- INSTRUCTIONS FOR THE TASK
Pictures stay out of the copy. Please reproduce only the lines between the one holding "Recreate this image" and the one holding "import * as", inclusive.

:: DATASET EXCERPTS ::

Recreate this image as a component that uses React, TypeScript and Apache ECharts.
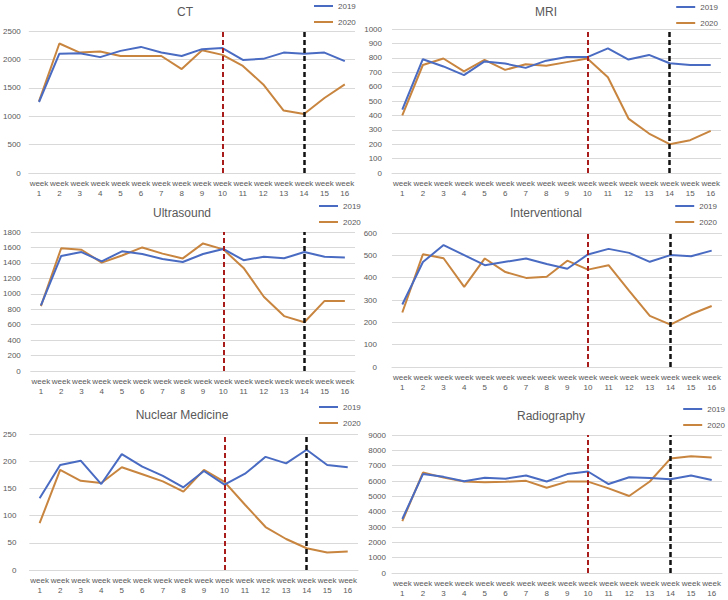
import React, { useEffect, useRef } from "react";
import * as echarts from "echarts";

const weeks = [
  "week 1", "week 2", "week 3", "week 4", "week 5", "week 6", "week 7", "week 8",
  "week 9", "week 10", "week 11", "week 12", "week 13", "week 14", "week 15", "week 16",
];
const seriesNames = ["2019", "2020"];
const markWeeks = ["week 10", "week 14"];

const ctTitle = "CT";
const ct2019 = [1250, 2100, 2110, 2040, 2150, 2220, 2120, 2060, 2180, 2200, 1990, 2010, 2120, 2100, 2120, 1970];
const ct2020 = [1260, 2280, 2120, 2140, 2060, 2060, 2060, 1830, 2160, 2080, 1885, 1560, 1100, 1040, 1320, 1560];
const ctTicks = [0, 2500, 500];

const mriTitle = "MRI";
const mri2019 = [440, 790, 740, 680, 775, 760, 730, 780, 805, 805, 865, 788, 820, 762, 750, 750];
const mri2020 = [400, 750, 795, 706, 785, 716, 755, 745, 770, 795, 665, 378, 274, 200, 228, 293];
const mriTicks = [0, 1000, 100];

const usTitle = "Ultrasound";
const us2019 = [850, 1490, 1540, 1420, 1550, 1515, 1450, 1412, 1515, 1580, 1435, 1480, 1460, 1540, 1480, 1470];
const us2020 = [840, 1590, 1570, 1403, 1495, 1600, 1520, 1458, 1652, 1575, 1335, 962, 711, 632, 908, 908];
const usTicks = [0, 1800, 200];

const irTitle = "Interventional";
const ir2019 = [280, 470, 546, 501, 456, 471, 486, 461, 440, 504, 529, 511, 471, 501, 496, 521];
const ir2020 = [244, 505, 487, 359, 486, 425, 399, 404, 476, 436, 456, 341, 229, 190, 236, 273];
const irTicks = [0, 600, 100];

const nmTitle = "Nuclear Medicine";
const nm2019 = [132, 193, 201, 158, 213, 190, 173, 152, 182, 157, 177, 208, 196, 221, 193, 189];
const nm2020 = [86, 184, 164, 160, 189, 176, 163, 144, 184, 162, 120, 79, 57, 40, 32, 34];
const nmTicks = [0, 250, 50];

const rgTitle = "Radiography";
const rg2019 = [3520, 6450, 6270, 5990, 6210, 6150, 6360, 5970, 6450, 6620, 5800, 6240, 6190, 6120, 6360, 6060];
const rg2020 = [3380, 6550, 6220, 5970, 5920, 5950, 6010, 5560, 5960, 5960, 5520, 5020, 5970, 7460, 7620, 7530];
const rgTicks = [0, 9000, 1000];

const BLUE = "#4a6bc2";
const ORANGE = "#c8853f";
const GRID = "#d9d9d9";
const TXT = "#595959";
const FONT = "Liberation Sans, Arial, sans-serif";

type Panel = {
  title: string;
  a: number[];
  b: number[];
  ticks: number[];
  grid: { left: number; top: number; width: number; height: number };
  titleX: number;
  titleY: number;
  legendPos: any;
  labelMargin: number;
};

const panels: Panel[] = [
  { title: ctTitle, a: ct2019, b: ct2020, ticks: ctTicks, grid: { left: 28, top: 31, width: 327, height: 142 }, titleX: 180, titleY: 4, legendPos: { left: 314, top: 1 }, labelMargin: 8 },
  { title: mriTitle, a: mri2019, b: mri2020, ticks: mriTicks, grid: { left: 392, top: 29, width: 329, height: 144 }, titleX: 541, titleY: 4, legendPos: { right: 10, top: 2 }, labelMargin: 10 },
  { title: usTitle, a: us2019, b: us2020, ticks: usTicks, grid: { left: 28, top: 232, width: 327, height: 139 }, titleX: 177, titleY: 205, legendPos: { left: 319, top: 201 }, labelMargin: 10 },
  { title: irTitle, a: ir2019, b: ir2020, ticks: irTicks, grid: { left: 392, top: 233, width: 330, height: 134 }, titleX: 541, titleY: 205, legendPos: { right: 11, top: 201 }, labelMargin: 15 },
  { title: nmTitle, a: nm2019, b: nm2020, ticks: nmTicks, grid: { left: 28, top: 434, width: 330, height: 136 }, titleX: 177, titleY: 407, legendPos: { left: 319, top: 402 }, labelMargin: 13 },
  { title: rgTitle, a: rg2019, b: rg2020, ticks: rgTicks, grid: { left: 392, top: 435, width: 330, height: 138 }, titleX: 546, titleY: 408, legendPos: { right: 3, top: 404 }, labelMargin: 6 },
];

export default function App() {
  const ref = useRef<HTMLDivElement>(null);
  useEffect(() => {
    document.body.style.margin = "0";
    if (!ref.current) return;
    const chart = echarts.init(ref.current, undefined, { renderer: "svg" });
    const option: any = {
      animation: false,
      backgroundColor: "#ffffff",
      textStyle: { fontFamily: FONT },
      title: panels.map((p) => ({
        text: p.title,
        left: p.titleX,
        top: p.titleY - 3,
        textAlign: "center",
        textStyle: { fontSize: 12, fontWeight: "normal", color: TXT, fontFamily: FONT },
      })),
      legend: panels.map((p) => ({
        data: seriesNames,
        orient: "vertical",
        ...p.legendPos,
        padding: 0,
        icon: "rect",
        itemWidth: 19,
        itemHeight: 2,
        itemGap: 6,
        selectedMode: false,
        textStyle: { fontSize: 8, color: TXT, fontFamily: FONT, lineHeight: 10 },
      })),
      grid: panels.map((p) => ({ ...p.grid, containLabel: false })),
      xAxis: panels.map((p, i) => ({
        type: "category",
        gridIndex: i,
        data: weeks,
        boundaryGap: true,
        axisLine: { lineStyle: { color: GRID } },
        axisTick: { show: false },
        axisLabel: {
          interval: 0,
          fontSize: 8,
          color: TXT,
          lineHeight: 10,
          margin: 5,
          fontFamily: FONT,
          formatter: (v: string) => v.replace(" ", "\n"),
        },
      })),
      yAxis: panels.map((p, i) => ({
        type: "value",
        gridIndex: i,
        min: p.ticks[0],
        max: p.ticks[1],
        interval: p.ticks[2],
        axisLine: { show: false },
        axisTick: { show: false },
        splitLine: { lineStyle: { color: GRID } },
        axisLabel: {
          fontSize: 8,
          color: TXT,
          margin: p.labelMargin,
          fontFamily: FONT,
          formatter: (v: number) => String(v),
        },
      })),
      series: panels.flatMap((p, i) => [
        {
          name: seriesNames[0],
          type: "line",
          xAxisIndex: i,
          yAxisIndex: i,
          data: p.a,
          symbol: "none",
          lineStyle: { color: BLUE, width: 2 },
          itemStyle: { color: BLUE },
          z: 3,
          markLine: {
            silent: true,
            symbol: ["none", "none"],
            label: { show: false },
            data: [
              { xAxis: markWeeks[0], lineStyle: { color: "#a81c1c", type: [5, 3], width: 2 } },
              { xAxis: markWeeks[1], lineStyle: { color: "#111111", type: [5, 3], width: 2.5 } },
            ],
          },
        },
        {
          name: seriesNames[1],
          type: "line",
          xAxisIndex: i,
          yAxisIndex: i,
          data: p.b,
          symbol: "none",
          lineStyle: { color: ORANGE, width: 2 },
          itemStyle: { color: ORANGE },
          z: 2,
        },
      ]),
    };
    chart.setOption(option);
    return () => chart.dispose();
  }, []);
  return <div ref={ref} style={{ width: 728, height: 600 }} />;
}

:::
:: DATASET EXCERPTS ::

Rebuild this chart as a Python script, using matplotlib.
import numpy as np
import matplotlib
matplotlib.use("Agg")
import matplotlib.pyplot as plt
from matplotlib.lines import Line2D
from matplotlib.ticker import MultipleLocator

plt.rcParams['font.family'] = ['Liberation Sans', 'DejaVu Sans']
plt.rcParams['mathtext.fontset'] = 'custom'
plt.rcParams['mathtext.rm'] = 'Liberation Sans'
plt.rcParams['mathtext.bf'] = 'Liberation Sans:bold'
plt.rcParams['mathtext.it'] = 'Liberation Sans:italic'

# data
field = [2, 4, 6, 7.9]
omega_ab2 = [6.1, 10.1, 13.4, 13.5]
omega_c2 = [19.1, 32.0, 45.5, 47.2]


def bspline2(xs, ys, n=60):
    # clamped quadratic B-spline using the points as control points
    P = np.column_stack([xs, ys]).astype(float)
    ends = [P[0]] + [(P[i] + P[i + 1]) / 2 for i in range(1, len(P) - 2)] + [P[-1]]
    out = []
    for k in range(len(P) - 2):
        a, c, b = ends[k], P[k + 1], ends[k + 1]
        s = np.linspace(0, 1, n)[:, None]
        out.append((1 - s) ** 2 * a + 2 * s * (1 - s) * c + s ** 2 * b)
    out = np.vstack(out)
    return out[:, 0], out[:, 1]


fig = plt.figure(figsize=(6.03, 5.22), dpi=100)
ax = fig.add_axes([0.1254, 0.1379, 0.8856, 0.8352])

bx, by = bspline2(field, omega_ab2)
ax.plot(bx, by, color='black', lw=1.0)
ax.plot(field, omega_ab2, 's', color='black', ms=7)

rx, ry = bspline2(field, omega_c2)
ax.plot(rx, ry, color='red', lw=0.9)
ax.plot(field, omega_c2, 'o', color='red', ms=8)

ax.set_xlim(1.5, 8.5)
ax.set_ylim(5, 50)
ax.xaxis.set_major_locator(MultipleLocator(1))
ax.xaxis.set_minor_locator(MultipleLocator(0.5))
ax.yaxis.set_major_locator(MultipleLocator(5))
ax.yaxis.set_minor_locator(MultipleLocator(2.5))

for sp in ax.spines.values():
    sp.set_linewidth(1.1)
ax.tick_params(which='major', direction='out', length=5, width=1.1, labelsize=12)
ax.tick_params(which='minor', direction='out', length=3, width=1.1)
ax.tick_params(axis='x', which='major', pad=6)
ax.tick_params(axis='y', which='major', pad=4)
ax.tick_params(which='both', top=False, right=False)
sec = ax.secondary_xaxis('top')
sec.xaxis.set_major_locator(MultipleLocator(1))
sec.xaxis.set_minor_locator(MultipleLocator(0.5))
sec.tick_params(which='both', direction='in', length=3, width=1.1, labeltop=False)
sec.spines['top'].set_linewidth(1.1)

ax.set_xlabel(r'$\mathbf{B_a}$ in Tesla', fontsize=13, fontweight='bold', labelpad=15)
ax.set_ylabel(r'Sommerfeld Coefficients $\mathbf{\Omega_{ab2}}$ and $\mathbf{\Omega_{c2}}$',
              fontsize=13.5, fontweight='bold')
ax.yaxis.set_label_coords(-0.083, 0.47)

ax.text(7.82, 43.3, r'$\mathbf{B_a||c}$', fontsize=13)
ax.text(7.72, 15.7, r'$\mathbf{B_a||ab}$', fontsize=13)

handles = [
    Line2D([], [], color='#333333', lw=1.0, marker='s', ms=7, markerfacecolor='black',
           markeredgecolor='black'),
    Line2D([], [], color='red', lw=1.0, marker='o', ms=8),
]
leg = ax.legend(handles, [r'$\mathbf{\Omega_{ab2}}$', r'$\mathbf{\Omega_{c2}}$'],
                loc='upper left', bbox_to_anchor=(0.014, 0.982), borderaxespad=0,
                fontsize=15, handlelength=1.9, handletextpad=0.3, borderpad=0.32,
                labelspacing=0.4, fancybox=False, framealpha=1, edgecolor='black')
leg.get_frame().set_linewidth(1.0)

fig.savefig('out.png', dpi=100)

:::

- PROBLEM SOLUTION
Recreate this image as a component that uses React, TypeScript and Apache ECharts.
import React, { useEffect, useRef } from "react";
import * as echarts from "echarts";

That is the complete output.